Where appropriate, Juliette says they always try to be sustainable by re-using or re-finishing their clients’ existing furniture. Here, the six dining chairs, which originally had a natural oak finish, were professionally repainted in black, and the occasional table in the entrance hall was given a new black stone top, complementing the plinth in the living area. “Both the chairs and the table are design classics, and you’d just be buying something similar, so why not try to re-use them?” she says.
Patterns and textures are predominantly achieved through nature, like wood grain or stone, rather than contrasting brights or applied patterns, says Rose. “And with colour, we find artwork is the best way to get colour into a room without it being permanent… or with less pricey items that can be easily swapped out as your tastes change or time goes on,” adds Juliette.
Unlike many designers, Rose and Juliette never take their clients ‘shopping’ – it confuses them, says Rose. “They trust us, and we bring everything to them,” adds Juliette. “A lot of research and a lot of time goes into getting things right. Isn’t that what it’s all about?”
Rose and Juliette offer a full, turn-key service with all their interior design projects, right down to the finest details, even offering to set up a cleaning and care and maintenance schedule for their clients.

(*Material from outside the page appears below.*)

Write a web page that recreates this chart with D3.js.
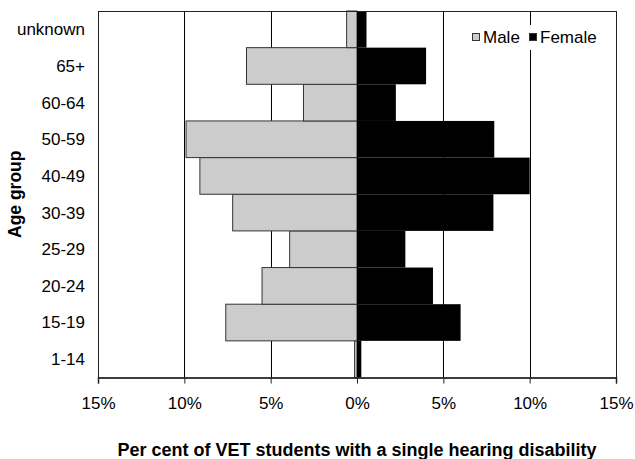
<!DOCTYPE html>
<html>
<head>
<meta charset="utf-8">
<script src="https://cdn.jsdelivr.net/npm/d3@7"></script>
<style>
  body { margin: 0; background: #fff; }
  svg { display: block; font-family: "Liberation Sans", Arial, sans-serif; }
</style>
</head>
<body>
<div id="chart"></div>
<script>
// age groups, bottom to top
const ageGroups = ["1-14", "15-19", "20-24", "25-29", "30-39", "40-49", "50-59", "60-64", "65+", "unknown"];
const male = [0.14, 7.6, 5.5, 3.9, 7.2, 9.1, 9.9, 3.1, 6.4, 0.6];
const female = [0.25, 6.0, 4.4, 2.8, 7.9, 10.0, 7.95, 2.25, 4.0, 0.55];
const xTicks = [-15, -10, -5, 0, 5, 10, 15];
const legendItems = [{ name: "Male", fill: "#cccccc" }, { name: "Female", fill: "#000" }];

const width = 635, height = 459;
const plotLeft = 98, plotRight = 616, plotTop = 11, plotBottom = 377.5;

const data = ageGroups.map((g, i) => ({ group: g, male: male[i], female: female[i] }));

const x = d3.scaleLinear().domain([-15, 15]).range([plotLeft, plotRight]);
const y = d3.scaleBand().domain(ageGroups.slice().reverse()).range([plotTop, plotBottom]).padding(0);

const svg = d3.select("#chart").append("svg")
  .attr("width", width)
  .attr("height", height);

// vertical gridlines
svg.append("g")
  .selectAll("line")
  .data(xTicks)
  .join("line")
  .attr("x1", d => Math.round(x(d)) + 0.5)
  .attr("x2", d => Math.round(x(d)) + 0.5)
  .attr("y1", plotTop)
  .attr("y2", plotBottom)
  .attr("stroke", "#000")
  .attr("stroke-width", 1);

// male bars (left)
svg.append("g")
  .selectAll("rect")
  .data(data)
  .join("rect")
  .attr("x", d => x(-d.male))
  .attr("y", d => y(d.group))
  .attr("width", d => x(0) - x(-d.male))
  .attr("height", y.bandwidth())
  .attr("fill", "#cccccc")
  .attr("stroke", "#333")
  .attr("stroke-width", 1);

// female bars (right)
svg.append("g")
  .selectAll("rect")
  .data(data)
  .join("rect")
  .attr("x", x(0))
  .attr("y", d => y(d.group))
  .attr("width", d => x(d.female) - x(0))
  .attr("height", y.bandwidth())
  .attr("fill", "#000");

// plot border
svg.append("rect")
  .attr("x", plotLeft + 0.5)
  .attr("y", plotTop + 0.5)
  .attr("width", plotRight - plotLeft)
  .attr("height", plotBottom - plotTop)
  .attr("fill", "none")
  .attr("stroke", "#222")
  .attr("stroke-width", 1);

// x axis
const xAxis = svg.append("g")
  .attr("transform", `translate(0,${plotBottom})`)
  .call(d3.axisBottom(x).tickValues(xTicks).tickSize(6).tickPadding(13)
    .tickFormat(d => Math.abs(d) + "%"));
xAxis.select(".domain").attr("stroke", "#222").attr("stroke-width", 1.5);
xAxis.selectAll(".tick line").attr("stroke", "#222");
xAxis.selectAll("text")
  .attr("font-size", 17)
  .attr("font-family", "Liberation Sans, Arial, sans-serif")
  .attr("fill", "#000");

// y category labels
svg.append("g")
  .selectAll("text")
  .data(ageGroups)
  .join("text")
  .attr("x", plotLeft - 13)
  .attr("y", d => y(d) + y.bandwidth() / 2)
  .attr("dy", "0.35em")
  .attr("text-anchor", "end")
  .attr("font-size", 17)
  .text(d => d);

// legend
const legend = svg.append("g").attr("transform", "translate(467,25)");
legend.append("rect")
  .attr("width", 134).attr("height", 25)
  .attr("fill", "#fff");
const li = legend.selectAll("g.item")
  .data(legendItems)
  .join("g")
  .attr("class", "item")
  .attr("transform", (d, i) => `translate(${i === 0 ? 5 : 62},0)`);
li.append("rect")
  .attr("x", 0.5).attr("y", 8.5)
  .attr("width", 7).attr("height", 7)
  .attr("fill", d => d.fill)
  .attr("stroke", "#333");
li.append("text")
  .attr("x", 11)
  .attr("y", 17.5)
  .attr("font-size", 17)
  .text(d => d.name);

// axis titles
svg.append("text")
  .attr("x", (plotLeft + plotRight) / 2)
  .attr("y", 456)
  .attr("text-anchor", "middle")
  .attr("font-size", 18)
  .attr("font-weight", "bold")
  .text("Per cent of VET students with a single hearing disability");

svg.append("text")
  .attr("transform", `translate(21,${(plotTop + plotBottom) / 2}) rotate(-90)`)
  .attr("text-anchor", "middle")
  .attr("font-size", 17.5)
  .attr("font-weight", "bold")
  .text("Age group");
</script>
</body>
</html>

“We do the art, the books, the flowers and all the styling,” says Juliette. “These clients don’t like cut flowers, as they travel a lot and are often out and about, so they needed arrangements that are low maintenance – hence the dried flowers, the Bonsai on the living room table, and the orchid on the plinth – which all go with the underlying oriental theme of the space.”
The bespoke dried arrangement by the fireplace is by local artist Mark Antonia. All the leaves on all the branches have been hand-glued and arranged perfectly – even the height of the arrangement is customised to go with the proportions of the fireplace. It’s a piece of art in itself, says Juliette.
Small collections of curiosities are dotted around the home, each carefully curated by Juliette – some have been introduced, but many of the objects are the homeowners’ own. “The clients have collected beautiful objects and accessories and they want them to be displayed rather than stored in a cupboard.”
“Every job we do is completely different,” says Rose. “For example, we’ve just been given a brief for a house in Parnell, which is going to be in a retro French-apartment style. And they chose us because they’d looked at our website and were impressed that no two of our jobs looked the same, and we’d obviously captured the complete brief of each one.”
Rose and Juliette are currently working on a wide variety of residential projects including high-rise apartments, coastal retreats and country lodges, restoring heritage and character-filled homes, bespoke residences and new developments – each with its own challenge and budget. “Our clients employ us to be inventive,” says Juliette. “And constraints, such as budgets, are not always a negative… in fact they make you more creative and you actually end up working harder for the client.”